People Aren’t Happy At Battlefield 1 Guns Being In Battlefield V

There’s been a constant struggle between EA and the Battlefield community ever since Battlefield V was announced. Sure, the whole faff surrounding women at war and customisation was excessive, but the community’s issues do extend to the actual game itself. The latest little spark has been the reveal of Battlefield V’s weapons and vehicles.

The key problem that the community have is that a number of these guns were previously in Battlefield 1. Of the 30 weapons that will be in Battlefield V at launch, 7 of these are carried over from the last game– credit to jman014 for the comparison – and there’s not necessarily the historical grounding to back up their inclusion. A gun like the Selbstalder 1916 was a prototype during WWI and only 1000 were made.

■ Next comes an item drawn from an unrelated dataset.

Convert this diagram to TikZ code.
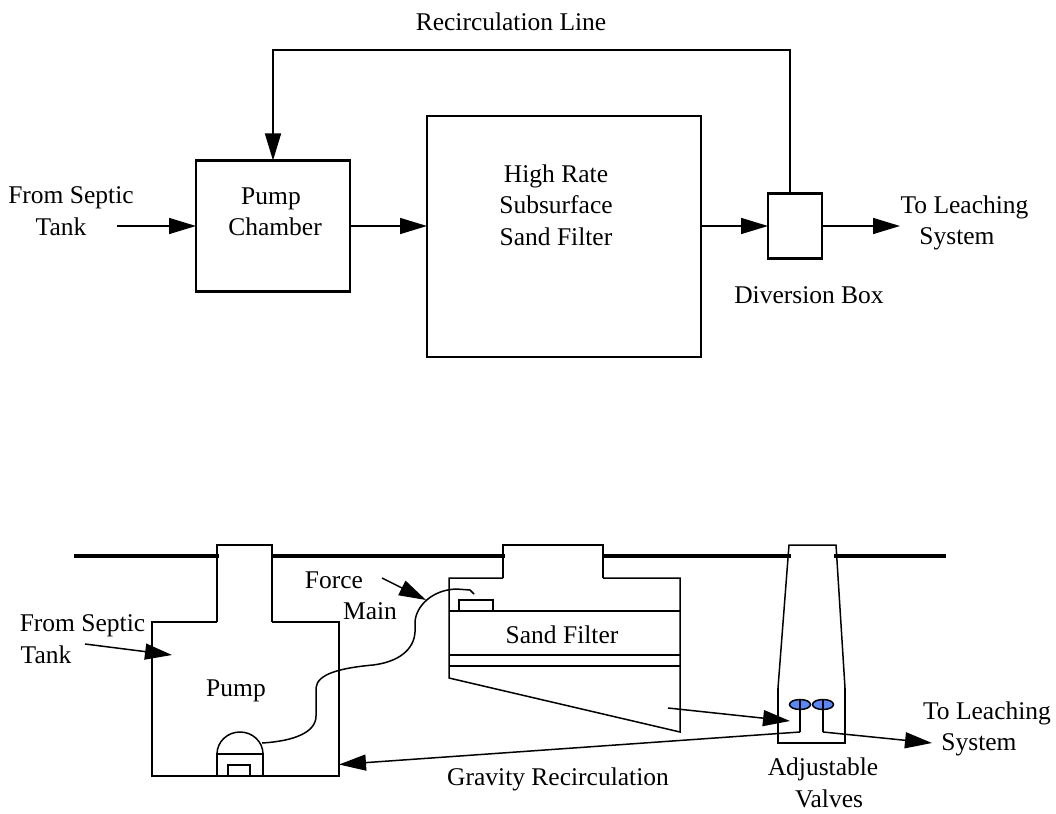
\documentclass[tikz,border=0pt]{standalone}
\usepackage{fontspec}
\setmainfont{Liberation Serif}
\usepackage{xcolor}
\usetikzlibrary{shapes.geometric, arrows.meta}
\definecolor{valveblue}{RGB}{90,135,245}
\tikzset{
    blockbox/.style={draw=black, line width=2.2pt, outer sep=0pt, inner sep=0pt},
    labeltext/.style={align=center, inner sep=0pt, font=\fontsize{25.5}{31.5}\selectfont},
    flowarrow/.style={line width=1.5pt, -{Triangle[length=27pt,width=16pt]}},
    wallline/.style={line width=1.5pt, line cap=square},
    groundline/.style={line width=3.2pt},
    valvedisc/.style={draw=black, line width=1.5pt, fill=valveblue, ellipse, minimum width=21pt, minimum height=10pt, inner sep=0pt}
}

\begin{document}
\begin{tikzpicture}[x=1pt, y=-1pt]
    \useasboundingbox (0,0) rectangle (1056,813);

    % Block diagram
    \node[blockbox, minimum width=154pt, minimum height=131pt] (pumpbox) at (273,226) {};
    \node[blockbox, minimum width=274pt, minimum height=241pt] (filterbox) at (564,236.5) {};
    \node[blockbox, minimum width=54pt, minimum height=65pt] (divbox) at (795,226) {};
    \coordinate (septicin) at (117,226);
    \coordinate (leachout) at (900,226);
    \coordinate (recircleft) at (273,50);

    \node[labeltext] (pumplabel) at (275,212) {\hspace*{-8pt}Pump\\Chamber};
    \node[labeltext] (filterlabel) at (556,205) {High Rate\\Subsurface\\Sand Filter};
    \node[labeltext] (recirclabel) at (511,22) {Recirculation Line};
    \node[labeltext] (septiclabel) at (71,211) {From Septic\\\hspace*{-20pt}Tank};
    \node[labeltext] (leachlabel) at (964.5,223) {To Leaching\\\hspace*{-15pt}System};
    \node[labeltext] (divlabel) at (809,295) {Diversion Box};

    \draw[flowarrow] (septicin) -- (pumpbox.west);
    \draw[flowarrow] (pumpbox.east) -- (filterbox.west |- pumpbox.east);
    \draw[flowarrow] (filterbox.east |- pumpbox.east) -- (divbox.west);
    \draw[flowarrow] (divbox.east) -- (leachout);
    \draw[flowarrow] ([xshift=-5pt]divbox.north) |- (recircleft) -- (pumpbox.north);

    % Ground
    \draw[groundline] (74,556) -- (219,556);
    \draw[groundline] (272,556) -- (505,556);
    \draw[groundline] (603,556) -- (791,556);
    \draw[groundline] (834,556) -- (946,556);

    % Pump chamber
    \draw[wallline] (217,622) -- (217,545) -- (272,545) -- (272,622);
    \draw[wallline] (217,622) -- (152,622) -- (152,776) -- (339,776) -- (339,622) -- (272,622);
    \draw[wallline] (217,776) -- (217,754) -- (263,754) -- (263,776);
    \draw[wallline] (217,754) arc[start angle=180, end angle=0, x radius=23pt, y radius=22pt];
    \draw[wallline] (228,776) -- (228,765) -- (250,765) -- (250,776);

    % Sand filter
    \draw[wallline] (503,578) -- (503,545) -- (603,545) -- (603,578);
    \draw[wallline] (503,578) -- (449,578) -- (449,678) -- (680,732) -- (680,578) -- (603,578);
    \draw[wallline] (449,611) -- (680,611);
    \draw[wallline] (449,655) -- (680,655);
    \draw[wallline] (449,666) -- (680,666);
    \draw[wallline] (459,611) -- (459,600) -- (493,600) -- (493,611);

    % Diversion box
    \draw[wallline] (778,688) -- (789,545) -- (836,545) -- (845,688);
    \draw[wallline] (778,688) -- (778,743) -- (845,743) -- (845,688);
    \node[valvedisc] (valveleft) at (800,704.5) {};
    \node[valvedisc] (valveright) at (823,704.5) {};
    \coordinate (valveleftend) at (800,732);
    \coordinate (valverightend) at (823,732);
    \draw[line width=1.5pt] (valveleft.north) -- (valveleftend);
    \draw[line width=1.5pt] (valveright.north) -- (valverightend);

    % Force main
    \coordinate (forcefoot) at (262,743);
    \coordinate (forcetop) at (474,594);
    \draw[line width=1.5pt] (forcefoot) .. controls (295,741) and (316,732) .. (316,716)
        -- (316,688) .. controls (317,674) and (340,668) .. (373,665)
        .. controls (398,662) and (414,650) .. (415,632)
        -- (415,622) .. controls (416,606) and (432,590) .. (456,589)
        -- (470,590) -- (forcetop);

    % Flow arrows
    \coordinate (septicstart) at (85,644);
    \coordinate (septicend) at (172,655);
    \coordinate (forcestart) at (382,578);
    \coordinate (forceend) at (426,600);
    \coordinate (filterstart) at (668,708);
    \coordinate (filterend) at (790,721);
    \coordinate (leachend) at (932,743);
    \coordinate (pumpwall) at (339,764.5);
    \draw[flowarrow] (septicstart) -- (septicend);
    \draw[flowarrow] (forcestart) -- (forceend);
    \draw[flowarrow] (filterstart) -- (filterend);
    \draw[flowarrow] (valverightend) -- (leachend);
    \draw[flowarrow] (valveleftend) -- (pumpwall);

    % Labels
    \node[labeltext] (pumpname) at (236,691) {Pump};
    \node[labeltext] (forcelabel) at (334,596) {Force\\\hspace*{72pt}Main};
    \node[labeltext] (sandlabel) at (562,635) {Sand Filter};
    \node[labeltext] (gravlabel) at (558,779) {Gravity Recirculation};
    \node[labeltext] (valvelabel) at (823,783) {Adjustable\\\hspace*{12pt}Valves};
    \node[labeltext] (septiclower) at (82.5,639) {From Septic\\\hspace*{-73pt}Tank};
    \node[labeltext] (leachlower) at (987,729) {To Leaching\\\hspace*{-16pt}System};
\end{tikzpicture}
\end{document}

DICE’s counter for this stems from gameplay and time period. Guns can be adapted and specialised in a different way, while weapon handling and recoil is calculated more accurately in BFV. The Tides of War seasonal content is also planned to be a thematic way of doling out new content, and they’re focussing on the start of the war, though that hasn’t stopped a number of later guns and American weapons sneaking in.

In many ways, it’s yet another repeat of the reaction to when COD reused a warehouse building model and motion capture, and when these are all real world weapons, there’s only so much leeway that DICE have. That said, there’s an understandable wariness surrounding the Tides of War and whether that’s coming at the expense of the game on day one (not to mention the snails pace of updates to Battlefront II).

Battlefield V will launch with eight maps compared with nine in Battlefield 1 and 4, ten in Battlefield 3 and a whopping twelve in Bad Company 2 (some of which came from Bad Company). Thankfully, DICE have reversed course on Grand Operations mode, which will now be in the game at launch, but for single player fans there will only be four Episodes at launch, with another coming after release, compared to five and its prologue in Battlefield 1.

The jury should still be out on all of this for now, but for a game that’s hoping to keep its community engaged and active, it feels like there’s a worrying disconnect between developers and fans right now.